Bloom is the author of two novels and three collections of short stories, and has been a nominee for the National Book Award and the National Book Critics Circle Award. We caught up with her before her appearance at Inkwood Books on Wednesday for her latest short story collection, Where the God of Love Hangs Out (released in paperback in January). Bloom, 57, is also a social worker and psychotherapist, taught at Yale University for the past decade and became the Kim-Frank Family University Writer in Residence at Wesleyan University last year. She lives in Connecticut.
What's on your nightstand?
Empty Family, a short story collection by Colm Tóibín; Perfect Lives, a collection by an English writer, Polly Samson; Michael Cunningham's Nightfall; and The Deptford Trilogy by Robertson Davies. I'm rereading The Deptford Trilogy because I constantly am recommending it to people. Davies was so smart and ridiculously erudite. He seemed to love a good story and made terrific characters with human conflicts.
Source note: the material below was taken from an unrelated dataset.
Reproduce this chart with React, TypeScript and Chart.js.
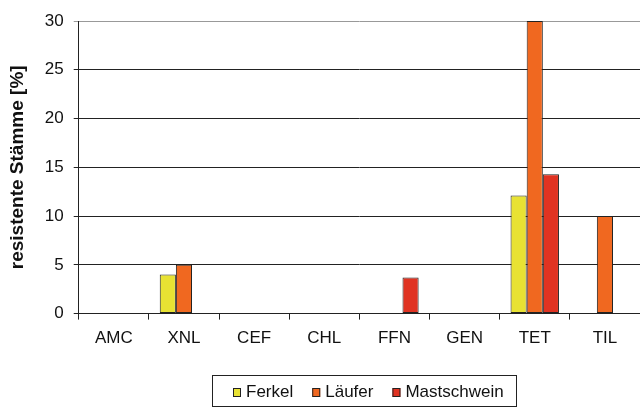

As a writer, are you more partial to short stories or novels?
You know, I've started a piece as a short story, and then after 25 pages, I realize it demands more. I cannot say one or the other. They both require different things of you.
What short stories do you remember being impressed with when you were young?
I read lots of short stories, including Hawthorne, Melville, Poe and O. Henry. You know, I read the ones that were traditionally taught. And then, at home, my father was a big Ring Lardner and Dorothy Parker fan, both of whom were incredible with their voice.